In January, more than 30 graves in the Protestant cemetery on Mount Zion, close to the walls of the Old City, were desecrated (News, 6 January). Later that month, the Times of Israel reported that two teenagers were facing charges in relation to the attack. CCTV footage showed the perpetrators in headwear and clothing associated with religious Jews.

Speaking about the spitting incident on Sunday, Canon Sewell said: “What’s important to note is that this is not an isolated incident. Priests, Franciscan monks, and other people who are identifiable by their clothing as Christians regularly find themselves being spat at by clearly religious Jews.

“I think what’s so concerning about this is that it appears that there is an impression among parts of the Jewish community that Christians are unwelcome in the city. By abusing them verbally or by spitting, they are creating an atmosphere of jeopardy and fear for many in the Christian community.

“When our churches and our cemeteries are also under attack, an incident like this, which may seem minor, actually is part of a bigger situation of deep unpleasantness and harassment that seems to be on the rise in the city of Jerusalem.

“We’re just looking to be protected like any others in the city: to have the same levels of protection from the authorities, from the police, that others would expect to have; and yet, all too often, these things don’t seem to be taken seriously.”

The spot where the incident on Sunday occurred, at the intersection of Haja’y and Al Alam streets, is marked with a bronze image of Simon of Cyrene carrying the cross for Jesus. The location is just yards from a corner at which heavily armed Israeli police routinely stand.

Late last year, a website for reporting assaults was set up. It publishes a log of incidents, including spitting, stone-throwing, and graffiti, which have taken place, most in Jerusalem or Haifa.

According to the log, after one spitting incident, at the Monastery of the Flagellation on the Via Dolorosa, the perpetrator was confronted, and “justified it by saying that the Church was responsible for the Inquisition where Jews were killed”.

Expanding on what is necessary for a reduction in harassment, Dr Shapiro said that “increased monitoring and stricter sentencing will help, but that’s an after-the-fact: the greater challenge is how to create a culture where such incidents are unacceptable.

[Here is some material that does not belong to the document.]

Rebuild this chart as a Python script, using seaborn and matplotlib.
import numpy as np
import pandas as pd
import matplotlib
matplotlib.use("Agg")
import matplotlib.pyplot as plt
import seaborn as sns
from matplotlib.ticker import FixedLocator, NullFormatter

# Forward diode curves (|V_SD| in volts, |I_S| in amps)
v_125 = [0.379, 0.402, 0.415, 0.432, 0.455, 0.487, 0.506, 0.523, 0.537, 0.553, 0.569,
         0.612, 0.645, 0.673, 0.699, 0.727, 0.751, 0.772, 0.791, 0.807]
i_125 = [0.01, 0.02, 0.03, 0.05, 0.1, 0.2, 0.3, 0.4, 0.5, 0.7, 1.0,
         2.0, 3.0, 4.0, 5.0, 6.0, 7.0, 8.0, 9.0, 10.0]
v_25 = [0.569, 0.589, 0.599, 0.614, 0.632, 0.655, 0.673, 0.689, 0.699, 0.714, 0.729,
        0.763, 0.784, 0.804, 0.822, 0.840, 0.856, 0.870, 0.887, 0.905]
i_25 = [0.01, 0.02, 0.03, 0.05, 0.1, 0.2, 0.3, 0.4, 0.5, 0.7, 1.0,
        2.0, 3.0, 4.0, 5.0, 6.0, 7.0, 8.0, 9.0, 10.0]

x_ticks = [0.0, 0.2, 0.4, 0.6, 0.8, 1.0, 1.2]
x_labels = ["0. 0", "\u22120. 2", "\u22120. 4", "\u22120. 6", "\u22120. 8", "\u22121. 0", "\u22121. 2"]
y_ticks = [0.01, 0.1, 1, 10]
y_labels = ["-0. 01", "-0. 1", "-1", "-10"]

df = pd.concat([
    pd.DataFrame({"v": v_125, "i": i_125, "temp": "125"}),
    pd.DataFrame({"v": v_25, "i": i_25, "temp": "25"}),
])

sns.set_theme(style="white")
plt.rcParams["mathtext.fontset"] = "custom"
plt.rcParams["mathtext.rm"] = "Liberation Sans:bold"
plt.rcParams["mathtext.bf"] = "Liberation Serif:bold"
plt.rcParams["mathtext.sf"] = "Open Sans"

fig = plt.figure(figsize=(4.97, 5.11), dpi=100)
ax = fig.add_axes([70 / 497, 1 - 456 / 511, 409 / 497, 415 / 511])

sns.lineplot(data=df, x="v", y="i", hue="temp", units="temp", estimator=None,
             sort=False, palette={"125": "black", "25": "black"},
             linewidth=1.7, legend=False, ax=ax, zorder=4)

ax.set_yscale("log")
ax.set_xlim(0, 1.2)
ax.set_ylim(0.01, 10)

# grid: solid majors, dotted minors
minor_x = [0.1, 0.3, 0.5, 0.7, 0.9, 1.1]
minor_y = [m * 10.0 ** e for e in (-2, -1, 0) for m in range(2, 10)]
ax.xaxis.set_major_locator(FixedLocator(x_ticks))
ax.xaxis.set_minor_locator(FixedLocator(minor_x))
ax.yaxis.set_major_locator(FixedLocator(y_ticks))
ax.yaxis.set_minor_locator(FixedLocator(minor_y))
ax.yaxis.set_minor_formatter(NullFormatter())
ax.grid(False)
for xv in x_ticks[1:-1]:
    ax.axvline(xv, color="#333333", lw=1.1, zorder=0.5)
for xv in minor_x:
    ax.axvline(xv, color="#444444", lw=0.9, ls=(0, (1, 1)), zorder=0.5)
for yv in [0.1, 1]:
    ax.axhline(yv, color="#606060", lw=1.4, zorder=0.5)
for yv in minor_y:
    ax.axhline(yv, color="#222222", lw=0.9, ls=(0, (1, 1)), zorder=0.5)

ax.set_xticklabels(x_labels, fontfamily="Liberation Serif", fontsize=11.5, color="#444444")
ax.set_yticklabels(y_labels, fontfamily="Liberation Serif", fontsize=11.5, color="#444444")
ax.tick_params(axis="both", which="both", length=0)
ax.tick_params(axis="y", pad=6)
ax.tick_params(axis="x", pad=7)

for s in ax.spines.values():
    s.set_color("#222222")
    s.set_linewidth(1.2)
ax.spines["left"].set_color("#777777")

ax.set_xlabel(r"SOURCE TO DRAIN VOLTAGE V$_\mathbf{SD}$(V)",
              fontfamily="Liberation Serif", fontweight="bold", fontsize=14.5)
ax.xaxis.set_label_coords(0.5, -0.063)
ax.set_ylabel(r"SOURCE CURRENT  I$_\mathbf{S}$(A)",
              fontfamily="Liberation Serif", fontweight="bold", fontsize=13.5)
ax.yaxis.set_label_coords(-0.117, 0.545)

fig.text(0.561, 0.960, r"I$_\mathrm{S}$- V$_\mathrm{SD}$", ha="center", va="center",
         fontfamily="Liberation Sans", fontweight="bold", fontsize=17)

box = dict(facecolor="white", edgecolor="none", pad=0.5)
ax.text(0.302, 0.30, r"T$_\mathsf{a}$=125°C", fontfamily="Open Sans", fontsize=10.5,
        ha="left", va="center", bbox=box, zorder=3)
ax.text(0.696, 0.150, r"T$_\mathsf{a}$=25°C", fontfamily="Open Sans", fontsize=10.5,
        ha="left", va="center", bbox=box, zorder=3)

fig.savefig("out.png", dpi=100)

“The only way to do that will be through education. I believe that if Israeli Jews could actually meet more Christians in Israel and take them out of this historic box of ‘Christian history’ and meet them more as individual people, that would be a real development. It’s easier to consider spitting on a nameless, faceless being who represents a category than it is on a human person.

“I also think it essential for our schools to educate beyond triumphal, powerful, European Christianity and show Jews a Christian experience that looks a lot like the Jewish experience: that of minority, vulnerable, persecuted Christians.”

Coptic and Armenian priests in Jerusalem were approached for comment, but declined to respond.

Asked what he would say to the boy if he had witnessed the incident, Rabbi Baruch Frydman-Kohl, a Canadian-American rabbi and scholar who now lives in Jerusalem, told the Church Times: “I’d say, ‘What are you doing? This is a human being: this is somebody else who is God’s creature.’”

Rabbi Frydman-Kohl, who divides his time between Toronto and Jerusalem and is Rabbi Emeritus of the Beth Tzedec Congregation, the largest conservative synagogue in Canada, suggested that the apparent rise in such incidents was connected to the current political situation in Israel — a view also expressed by Patriarch Pizzaballa in his interview with Vatican News.

The far-Right coalition government, led by Benjamin Netanyahu and containing several religious Zionist and Haredi political parties, has faced widespread protests against moves to reduce the power of the judiciary to strike down laws judged to be “unreasonable”.

Despite urging by President Biden — and other heads of state, including the figurehead President of Israel itself, Isaac Herzog — that the Israeli government consider a compromise position on the legislation, the first parts of the proposed changes were passed in the Knesset last week.

Rabbi Frydman-Kohl suggested that ultra-Orthodox Jews felt “emboldened” by the current government’s policies, which were seen as supportive of Haredi communities. “Everything intersects here,” he said.